Das intime Protokoll
Was bleibt, wenn plötzlich eine geliebte Freundin stirbt? Anna Sterns Roman «das alles hier, jetzt» ist eine leise und poetische Trauerchronik.
«ananke stribt an einem Montag im winter» – so beginnt Anna Sterns Roman «das alles hier, jetzt», für den sie 2020 den Schweizer Buchpreis erhielt. Was folgt, ist die schmerzlich schöne Trauerbewältigung einer Freundesgruppe, die eine Freundin früh verliert.
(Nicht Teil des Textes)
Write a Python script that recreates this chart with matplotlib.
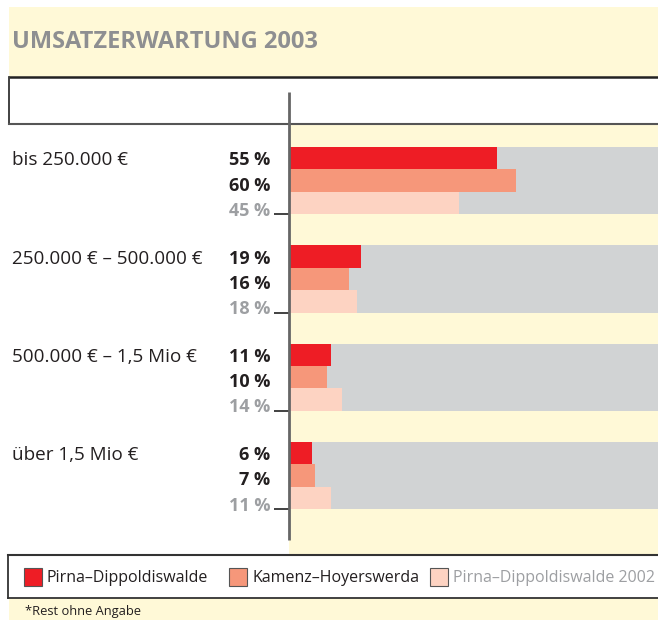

Es ist eine Trauer, die nicht laut ist, sondern leise in den Leben der Verbliebenen nachhallt. Der Text verfährt doppelspurig. Auf der linken Spalte, in schwarzen Buchstaben, die Gegenwart, die wie ein schockstarrer Raum anmutet. Auf der rechten Spalte, in grauen Buchstaben, die Vergangenheit, die aus anekdotischen Erinnerungen besteht. Die Spalten verlaufen nicht chronologisch, sondern folgen der inneren, bruchstückhaften Logik der Trauer. Viele Abschnitte sind kurz und poetisch eindringlich, erinnern von der Form her an Prosagedichte oder an ein intimes Protokoll. Aus diesem Mosaik entsteht nach und nach das Bild einer Kindheit und Jugend in einer ländlichen Umgebung, die die Freunde teilten. Sehnsüchte, fragmentarische Assoziationen und das Aufbegehren gegen die Vergänglichkeit prägen den Roman. Stern verzichtet auf Grossschreibung, Geschlechtszuordnungen und äussere personelle Beschreibungen. Dadurch entsteht eine irritierende und abstrakte Distanz zu den Romanfiguren, zugleich aber auch Nähe. Mit seinem konsequent angesprochenen du, der beeindruckenden poetischen Sprache und dem spürbaren Schmerz hat mich dieser Roman tief berührt. «das alles hier, jetzt» ist auch im Taschenbuchformat keine leichte Sommerlektüre. Eher eine, die wehmütig nachhallt.